Cuando parecía que iba a morir para siempre esa nobleza olvidada en el escudo de alguna fachada cubana, o en los volúmenes empolvados y solitarios de las bibliotecas renació, gracias a los nuevos negocios que el cubano, en su afán de expresar su grado de calidad superlativa, volvió a rescatar; esta vez para asuntos menos heroicos pero más cercanos a la naturaleza humana o, mejor aún, a sus necesidades.
Es por eso que hoy tenemos un Palacio… de Los Jugos, un Castillo… de Las Frutas, pero también un Rey… de Las Fritas, a los cuales acudimos a saciar nuestro apetito plebeyo agradecidos de sus reales banquetes.

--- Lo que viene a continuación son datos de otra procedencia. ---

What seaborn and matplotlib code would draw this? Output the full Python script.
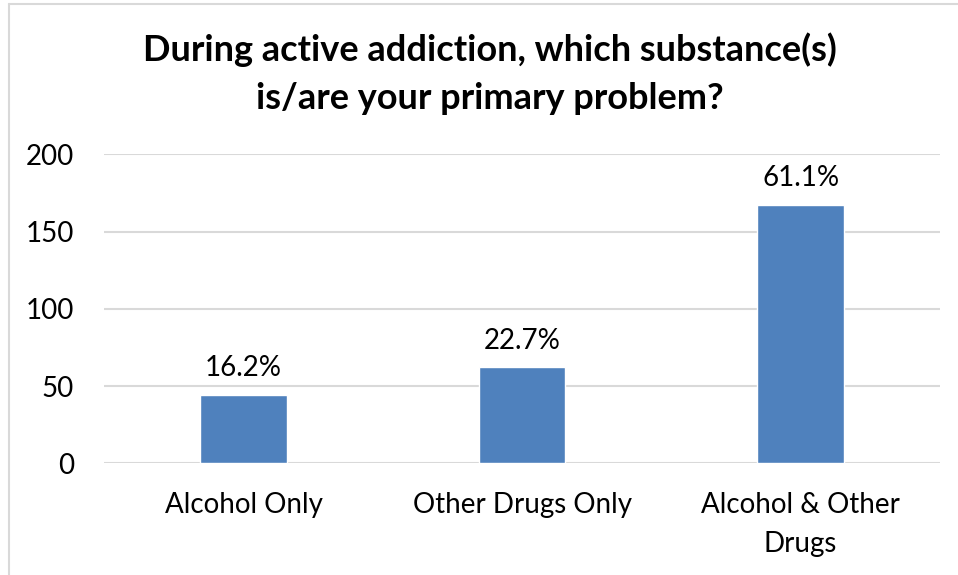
import matplotlib
matplotlib.use("Agg")
import matplotlib.pyplot as plt
import seaborn as sns
import pandas as pd
from matplotlib.lines import Line2D

categories = ["Alcohol Only", "Other Drugs Only", "Alcohol & Other\nDrugs"]
counts = [44, 62, 167]
pct_labels = ["16.2%", "22.7%", "61.1%"]
yticks = [0, 50, 100, 150, 200]

sns.set_theme(style="white")
plt.rcParams["font.family"] = ["Lato", "DejaVu Sans"]

df = pd.DataFrame({"cat": categories, "n": counts})

fig = plt.figure(figsize=(9.58, 5.75), dpi=100)
ax = fig.add_axes([0.109, 0.1943, 0.872, 0.5374])
sns.barplot(data=df, x="cat", y="n", color="#4f81bd", saturation=1, width=0.31, ax=ax, zorder=3)

fs = 20
ax.set_ylim(0, 200)
ax.set_yticks(yticks)
ax.set_yticklabels([str(t) for t in yticks], fontsize=fs, color="#000000")
ax.set_xlim(-0.5, 2.5)
ax.tick_params(axis="y", length=0, pad=22)
ax.tick_params(axis="x", length=0, pad=21, labelsize=fs, colors="#000000")
for lab in ax.get_xticklabels():
    lab.set_linespacing(1.6)
ax.set_xlabel("")
ax.set_ylabel("")
ax.grid(axis="y", color="#d9d9d9", linewidth=1.5, zorder=0)
ax.grid(axis="x", visible=False)
for s in ax.spines.values():
    s.set_visible(False)

for p, lab in zip(ax.patches, pct_labels):
    ax.annotate(lab, (p.get_x() + p.get_width() / 2, p.get_height()),
                xytext=(0, 10), textcoords="offset points",
                ha="center", va="bottom", fontsize=fs, color="#000000")

fig.text(0.511, 0.872, "During active addiction, which substance(s)\nis/are your primary problem?",
         ha="center", va="center", fontsize=26, fontweight="bold", linespacing=1.58,
         color="#000000")

# outer chart border (left and top visible)
fig.add_artist(Line2D([8.5 / 958, 8.5 / 958], [0, 1 - 3.5 / 575], transform=fig.transFigure,
                      color="#d9d9d9", linewidth=1.5))
fig.add_artist(Line2D([8.5 / 958, 1], [1 - 3.5 / 575, 1 - 3.5 / 575], transform=fig.transFigure,
                      color="#d9d9d9", linewidth=1.5))

fig.savefig("out.png", dpi=100, facecolor="white")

Tenemos también un Rey… del Ponche, que es capaz de descender de su trono e inclinarse ante nuestra llanta desinflada y arreglarla con su excelentísima destreza. Le llamamos Reina a una olla eléctrica que puede cocinar a presión los más disímiles platos, quizás porque reconocemos la nobleza que ese acto implica, aún cuando nadie se imaginaría a Isabel La Católica haciendo carne con papas o a María Antonieta programando el tiempo de un congrí.
Incluso hasta en un género tan “terrenal” como el reguetón tenemos príncipes y un autoproclamado “heredero al trono”, y también en el Changüí. Y uno piensa en qué Marqués o qué Conde se va a dedicar a inventariar esta nobleza postmoderna con la que chocamos a diario o cómo se sentiría Robespierre caminando por las calles de Miami o La Habana, viendo tanto Rey y Reina anunciado. ¿Le dolería la cabeza, tomaría la pastilla?
En fin, nuestra monarquía es una realidad y hay que aceptarla, aún cuando nos haya sido impuesta (¿no fue así con todas?), como aquel bardo que se autoproclamó el monarca absoluto de la salsa en los 90 con un edicto que rezaba: “Y ahora soy el rey, si te gusta bien y si no, también”.